We do not correct others in public, we merely judge them silently,[1] and unless someone is causing harm or distress to another, we let it go. And if it is minimal we often change the subject. When at a party, someone brought up warfare in a way that bothered my godfather, a former soldier, and he was able to steer the conversation away just fine without making a show. Had he not been able to do so, his next statement would have simply been: I was a soldier and I would rather talk about something else. The latter is a little more embarrassing for everyone, so the former was what he did first. I will however note that being direct can be necessary as I cannot tell you how many people in my own life have responded to my obvious reluctance in talking about a subject by prodding deeper and more aggressively (also be on the lookout for topics people want to avoid in order not to be the one who prods into topics others would rather avoid).
It is also important to note that the rule of not correcting others extends to children. Unless you are in a position to correct a child, it is not your job, though there is a little more leeway with children if another adult isn’t immediately present, but it is not much leeway. You should also, ALWAYS, leave final authority over a child with the parents unless they are literally abusing the child in front of you. Similarly, I am not a fan of profanity in public, but in the event someone tries to correct your child with you present, you are fully entitled, in my opinion, to inform them that they should mind their own business without care for saving them their blushes.

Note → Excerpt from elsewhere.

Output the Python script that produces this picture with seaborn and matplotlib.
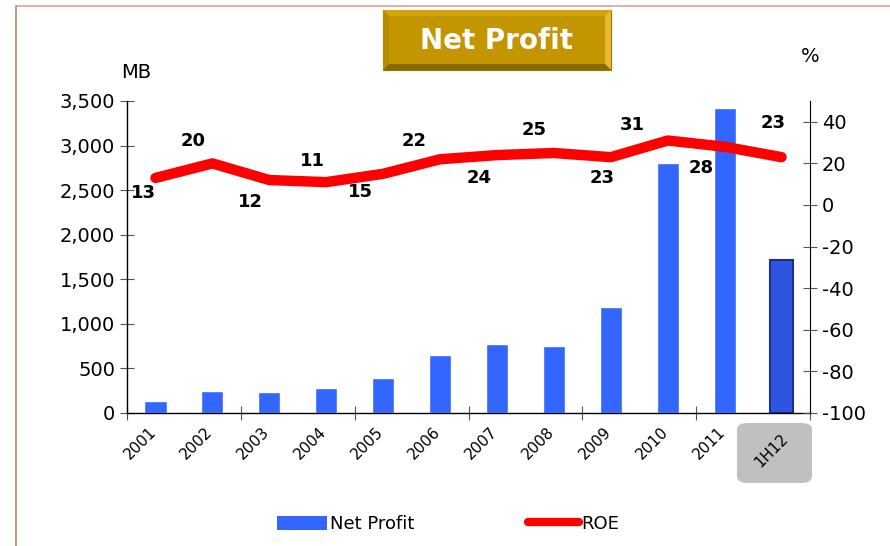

While we know it is wrong to correct others in public, there are many who do not, and inevitably, someone will try to correct you in front of others. I know what you’re thinking: “I am not going to make any mistakes,” and to that I say: You will. I also say you don’t have to make a mistake for someone to try to correct you. When I was fresh out of college in my first job I asked a colleague if she would “do me a favor and grab my computer” as she was walking past it. Her response was: “grab your computer…” If you have never interacted with a parent and his/her 5 year old, the word for which she was waiting was please. There was nothing wrong at all with the way I asked. Even though the word please was missing, the sentiment was there in spades. She was trying to make herself feel bigger by knocking me down, and she was doing it in front of a great many colleagues. The reason I bring this up is not for therapy, but because the proper response was not to say that please was not necessary, nor was it to tell her she was being mean, nor was it to say please. I got up and got my computer from the table myself without complaint. When people treat you rudely, or try to correct you in front of others, you do what you are supposed to do without worry for them. You do not meet attempted humiliation with attempted humiliation.
The last thing of which to take note about being corrected, is what to do if it continues. The first thing to recognize is if someone feels the need to correct you enough that it needs addressing, then that person is probably what we would call a bully. That same woman who tried to make me say please to her in front of everyone else continued to do things like that throughout all of our work together. It reached the point that I had to bring it up to her, and she still did not stop, because she did not care about my behavior, she was trying to make herself feel better. The same is likely true of anyone who does that. Even if they legitimately think they are trying to help you, then never underestimate the human ability for the mental gymnastics required to never make a change. Even those who love you will surprise you by convincing themselves they love you enough to do things that clearly cause you distress. (Note: this is all assuming you are actually not doing anything wrong, or the corrections are of asinine things.) The answer is not to lash back, but to do your best not to let it bother you, and trust that the people around you will see what is happening.
In conclusion, don’t correct people who you have no right to correct. If you do have a right to correct someone, don’t do it in public, and if you find yourself on the receiving end of this impropriety: don’t make a show of it, just keep on going and trust others to see the truth.